Sytuacja pandemiczna w Polsce jest bardzo trudna. W czwartek, 11. marca potwierdzono w naszym kraju ponad 21 tys. nowych zakażeń. To największy wynik w tym roku. Minister zdrowia, Adam Niedzielski mówi, że "materializuje się czarny scenariusz".
Rząd przy walce z pandemią koronawirusa objął teraz taktykę wprowadzania bardzo surowych obostrzeń w tych województwach, gdzie współczynnik zakażeń na 100 tys. mieszkańców jest największy.

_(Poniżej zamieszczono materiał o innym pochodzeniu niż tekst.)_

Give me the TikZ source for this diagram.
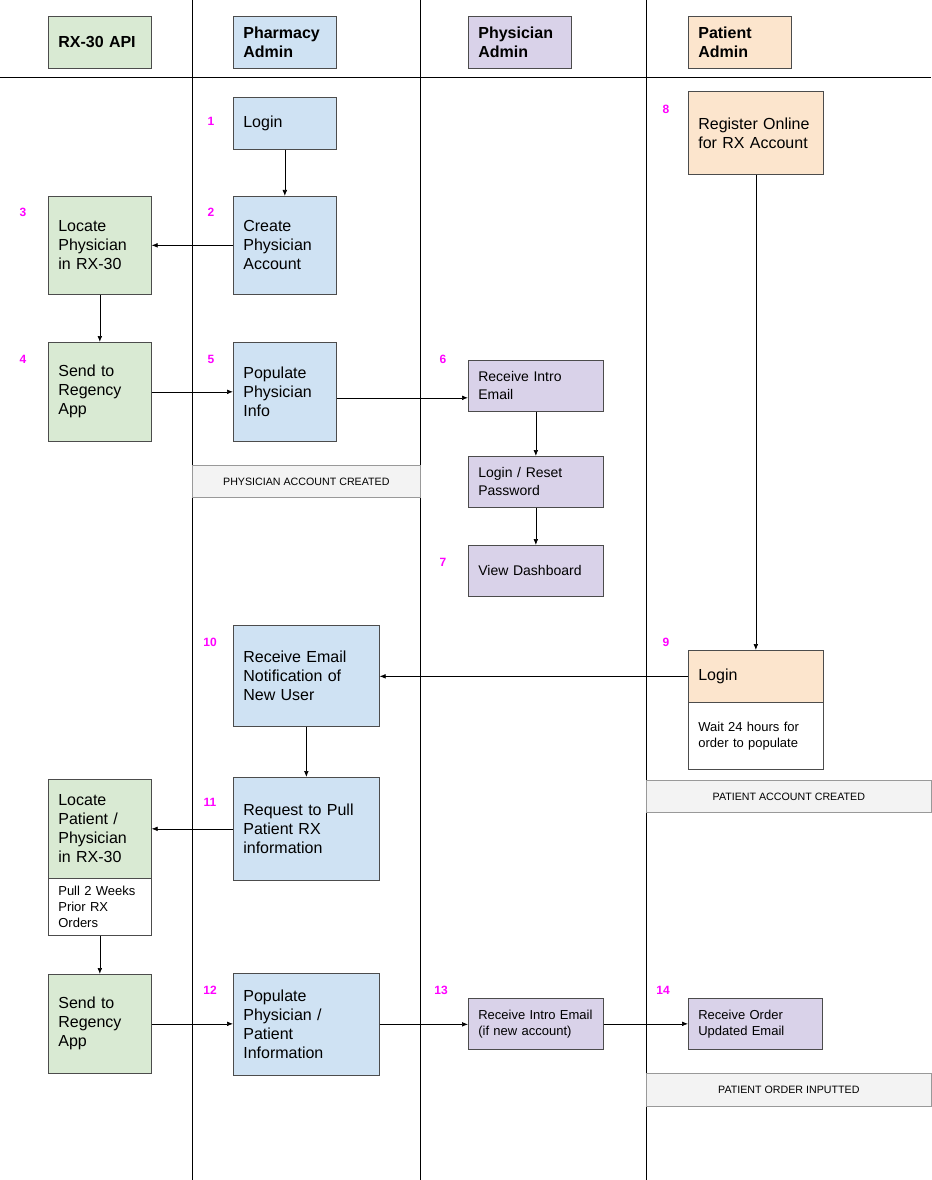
\documentclass[tikz,border=0pt]{standalone}
\usepackage{fontspec}
\setmainfont{Liberation Sans}
\usetikzlibrary{arrows.meta}
\definecolor{cg}{HTML}{D9EAD3}
\definecolor{cb}{HTML}{CFE2F3}
\definecolor{cp}{HTML}{D9D2E9}
\definecolor{co}{HTML}{FCE5CD}
\definecolor{cban}{HTML}{F3F3F3}
\definecolor{mag}{HTML}{FF00FF}
\begin{document}
\begin{tikzpicture}[x=0.75pt,y=-0.75pt,
 box/.style={draw=black!70,line width=0.5pt,anchor=north west,inner xsep=7.5pt,inner ysep=0pt,align=left,font=\fontsize{12}{14.25}\selectfont},
 sbox/.style={box,font=\fontsize{9.75}{12}\selectfont},
 ban/.style={draw=black!40,fill=cban,line width=0.5pt,anchor=north west,inner sep=0pt,font=\fontsize{8}{9}\selectfont},
 hd/.style={box,font=\bfseries\fontsize{12}{14.25}\selectfont},
 num/.style={text=mag,font=\bfseries\fontsize{9}{10}\selectfont,inner sep=0pt},
 ar/.style={-{Latex[length=4.5pt,width=3.5pt]},line width=0.5pt},
 w103/.style={minimum width=77.25pt,text width=62.25pt},
 w135/.style={minimum width=101.25pt,text width=86.25pt},
 w146/.style={minimum width=109.5pt,text width=94.5pt}]
\useasboundingbox (0,0) rectangle (931,1180);
\fill[white] (0,0) rectangle (931,1180);
% lanes
\draw[line width=0.5pt] (192,0) -- (192,1180) (420,0) -- (420,1180) (646,0) -- (646,1180);
\draw[line width=0.5pt] (0,77) -- (931,77);
% headers
\node[hd,w103,fill=cg,minimum height=39pt] (h1) at (48,16) {RX-30 API};
\node[hd,w103,fill=cb,minimum height=39pt] (h2) at (233,16) {Pharmacy\\Admin};
\node[hd,w103,fill=cp,minimum height=39pt] (h3) at (468,16) {Physician\\Admin};
\node[hd,w103,fill=co,minimum height=39pt] (h4) at (688,16) {Patient\\Admin};
% phase 1
\node[box,w103,fill=cb,minimum height=39pt] (login1) at (233,97) {Login};
\node[box,w103,fill=cb,minimum height=73.5pt] (create) at (233,196) {Create\\Physician\\Account};
\node[box,w103,fill=cg,minimum height=73.5pt] (loc1) at (48,196) {Locate\\Physician\\in RX-30};
\node[box,w103,fill=cg,minimum height=74.25pt] (send1) at (48,342) {Send to\\Regency\\App};
\node[box,w103,fill=cb,minimum height=74.25pt] (pop1) at (233,342) {Populate\\Physician\\Info};
\node[box,w135,fill=cp,minimum height=38.25pt,font=\fontsize{10.5}{13.5}\selectfont] (ri1) at (468,360) {Receive Intro\\Email};
\node[box,w135,fill=cp,minimum height=38.25pt,font=\fontsize{10.5}{13.5}\selectfont] (lr) at (468,456) {Login / Reset\\Password};
\node[box,w135,fill=cp,minimum height=38.25pt,font=\fontsize{10.5}{13.5}\selectfont] (dash) at (468,545) {View Dashboard};
\node[ban,minimum width=171pt,minimum height=24pt] (b1) at (192,465) {PHYSICIAN ACCOUNT CREATED};
\node[box,w135,fill=co,minimum height=62.25pt] (reg) at (688,91) {Register Online\\for RX Account};
\node[box,w135,fill=co,minimum height=39pt] (login2) at (688,650) {Login};
\node[sbox,w135,fill=white,minimum height=50.25pt] (wait) at (688,702) {Wait 24 hours for\\order to populate};
\node[ban,minimum width=213.75pt,minimum height=24pt] (b2) at (646,780) {PATIENT ACCOUNT CREATED};
\node[box,w146,fill=cb,minimum height=75.75pt] (re) at (233,625) {Receive Email\\Notification of\\New User};
\node[box,w146,fill=cb,minimum height=77.25pt] (req) at (233,777) {Request to Pull\\Patient RX\\information};
\node[box,w103,fill=cg,minimum height=74.25pt] (loc2) at (48,779) {Locate\\Patient /\\Physician\\in RX-30};
\node[sbox,w103,fill=white,minimum height=42.75pt] (pull) at (48,878) {Pull 2 Weeks\\Prior RX\\Orders};
\node[box,w103,fill=cg,minimum height=74.25pt] (send2) at (48,974) {Send to\\Regency\\App};
\node[box,w146,fill=cb,minimum height=76.5pt] (pop2) at (233,973) {Populate\\Physician /\\Patient\\Information};
\node[sbox,w135,fill=cp,minimum height=38.25pt] (ri2) at (468,998) {Receive Intro Email\\(if new account)};
\node[sbox,w135,fill=cp,minimum height=38.25pt,minimum width=100.5pt,text width=85.5pt] (ro) at (688,998) {Receive Order\\Updated Email};
\node[ban,minimum width=213.75pt,minimum height=24.75pt] (b3) at (646,1073) {PATIENT ORDER INPUTTED};
% numbers
\node[num] (n1) at (211,121) {1};
\node[num] (n2) at (211,212) {2};
\node[num] (n3) at (23,212) {3};
\node[num] (n4) at (23,359) {4};
\node[num] (n5) at (211,359) {5};
\node[num] (n6) at (443,359) {6};
\node[num] (n7) at (443,562) {7};
\node[num] (n8) at (666,109) {8};
\node[num] (n9) at (666,642) {9};
\node[num] (n10) at (210,642) {10};
\node[num] (n11) at (210,802) {11};
\node[num] (n12) at (210,990) {12};
\node[num] (n13) at (441,990) {13};
\node[num] (n14) at (663,990) {14};
% arrows
\draw[ar] (login1) -- (create);
\draw[ar] (create) -- (loc1);
\draw[ar] (loc1) -- (send1);
\draw[ar] (send1) -- (pop1);
\draw[ar] ([yshift=-4.5pt]pop1.east) -- ([yshift=-4.5pt]pop1.east -| ri1.west);
\draw[ar] (ri1) -- (lr);
\draw[ar] (lr) -- (dash);
\draw[ar] (reg) -- (login2);
\draw[ar] (login2) -- (login2 -| re.east);
\draw[ar] (re) -- (req);
\draw[ar] (req) -- (req -| loc2.east);
\draw[ar] (pull) -- (send2);
\draw[ar] (send2) -- (send2 -| pop2.west);
\draw[ar] (pop2.east) -- (pop2.east -| ri2.west);
\draw[ar] (ri2) -- (ro);
\end{tikzpicture}
\end{document}
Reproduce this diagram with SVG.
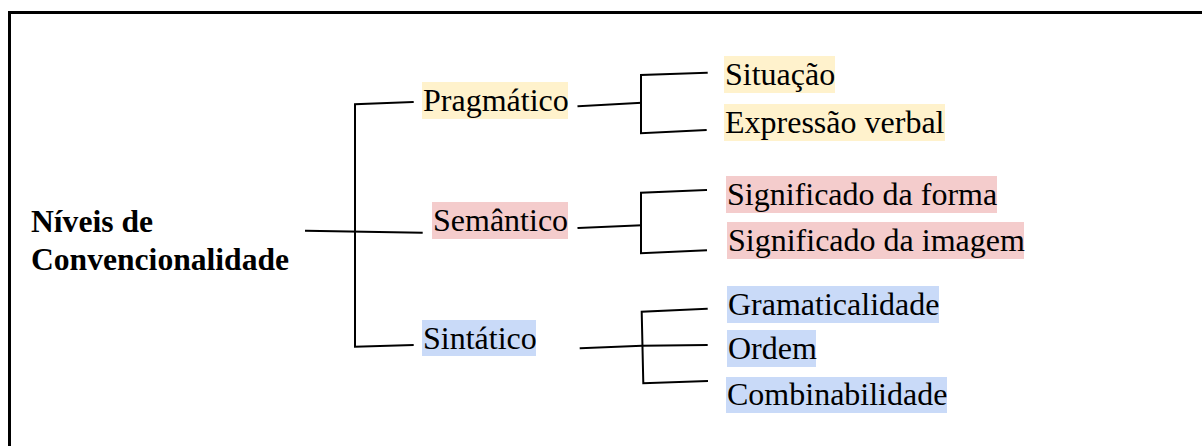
<svg xmlns="http://www.w3.org/2000/svg" width="1202" height="446" viewBox="0 0 1202 446" font-family="Liberation Serif, serif">
<style>
text{font-size:32px;fill:#000}
.title{font-weight:bold;font-size:31.6px}
.y{fill:#fff2cc}
.r{fill:#f4cccc}
.b{fill:#c9daf8}
.c{fill:none;stroke:#000;stroke-width:2;stroke-linecap:square;stroke-linejoin:miter}
.frame{fill:none;stroke:#000;stroke-width:3}
</style>
<rect width="1202" height="446" fill="#fff"/>
<path class="frame" d="M9.5 446 V12.5 H1202"/>
<g id="root"><text class="title" x="31" y="232">Níveis de</text><text class="title" x="31" y="270">Convencionalidade</text></g>
<g id="pragmatico"><rect class="y" x="422" y="82" width="146" height="37"/><text x="423" y="111">Pragmático</text></g>
<g id="semantico"><rect class="r" x="432" y="202" width="136" height="37"/><text x="433" y="231">Semântico</text></g>
<g id="sintatico"><rect class="b" x="422" y="320" width="114" height="36"/><text x="423" y="349">Sintático</text></g>
<g id="situacao"><rect class="y" x="724" y="56" width="111" height="37"/><text x="725" y="85">Situação</text></g>
<g id="expressao"><rect class="y" x="724" y="104" width="221" height="37"/><text x="725" y="133">Expressão verbal</text></g>
<g id="sig-forma"><rect class="r" x="726" y="176" width="271" height="37"/><text x="727" y="205">Significado da forma</text></g>
<g id="sig-imagem"><rect class="r" x="727" y="222" width="297" height="37"/><text x="728" y="251">Significado da imagem</text></g>
<g id="gramaticalidade"><rect class="b" x="727" y="286" width="212" height="37"/><text x="728" y="315">Gramaticalidade</text></g>
<g id="ordem"><rect class="b" x="727" y="330" width="89" height="37"/><text x="728" y="359">Ordem</text></g>
<g id="combinabilidade"><rect class="b" x="726" y="377" width="221" height="36"/><text x="727" y="405">Combinabilidade</text></g>
<g id="connectors">
<path class="c" d="M306 230.7 L421.7 232.7"/>
<path class="c" d="M412.7 102 L355 104.3 L355 346.7 L412.7 345"/>
<path class="c" d="M578.5 106.3 L641 102.7"/>
<path class="c" d="M706.7 72.7 L641 75 L641 133.3 L705.7 130"/>
<path class="c" d="M578.5 228 L641 225.3"/>
<path class="c" d="M706 190 L641 192.7 L641 253.3 L706 250.3"/>
<path class="c" d="M580.7 348.3 L642 345.7 L706.7 345"/>
<path class="c" d="M706.7 308.7 L641.7 311.7 L643.3 383.3 L707 381"/>
</g>
</svg>
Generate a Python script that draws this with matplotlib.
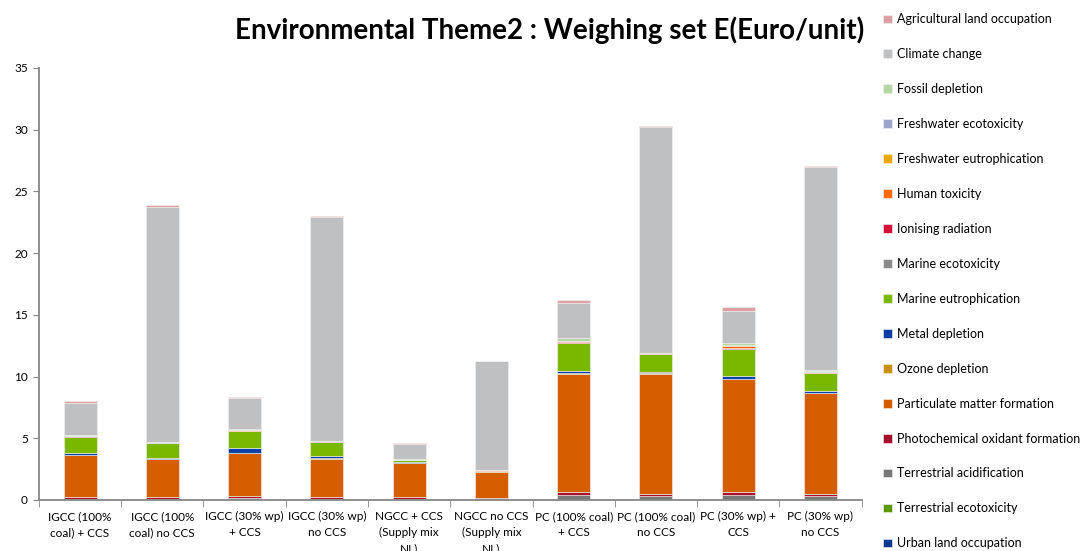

Ostrzejsze restrykcje już wprowadzono lub zostaną wprowadzone w:
- woj. warmińsko mazurskim
- woj. pomorskim (od 13. marca)
- woj. mazowieckim (od 15. marca)
- woj. lubuskim (od 15. marca)
Obostrzenia w tych regionach potrwają przynajmniej do 28. marca. Jakie obowiązują tam zakazy?
- Zamknięta jest większość sklepów w galeriach handlowych
- W klasach I-III wprowadzane jest nauczanie hybrydowe
- Zamknięte są instytucje kultury (teatry, muzea, kina, opery, filharmonie itp.)
- Zamknięte są obiekty sportowe i baseny
- Zamknięte kasyna
- Zamknięte hotele
Tymczasem z danych Ministerstwa Zdrowia wynika, że lockdown może zostać wprowadzony w kolejnych województwach. Czy także w kujawsko-pomorskim?
Z danych MZ z 11. marca wynika, że w naszym regionie średnia dzienna liczba nowych zakażeń na 100 tys. mieszkańców wynosi 40,4. To najwyższy wynik spośród województw, w których nie ogłoszono jeszcze surowszych obostrzeń. Jesteśmy zatem pierwszym regionem w kolejce, w którym może zostać ogłoszony lockdown.
Dla porównania, w woj. lubuskim średnia liczba nowych zakażeń to 46,8, a w woj. mazowieckim 47,4.
Jeśli liczba nowych zakażeń nie zacznie spadać, to może się okazać, że w przyszłym tygodniu rząd ogłosi lockdown w kujawsko-pomorskim, który może potrwać aż do świąt wielkanocnych.
Poza naszym regionem zagrożonymi województwami są:
- podkarpackie (38,2)
- śląskie (37,2)
- dolnośląskie (34,4)
- małopolskie (30,9)
- wielkopolskie (30,3)
Przewidywania wielu ekspertów są jednak bardzo niepokojące. Szczyt trzeciej fali pandemii ma przypadać na przełom marca i kwietnia. A to oznacza, że do końca miesiąca możemy mieć do czynienia ze wzrostami zakażeń, co spowoduje powrót do surowych restrykcji w wielu regionach Polski.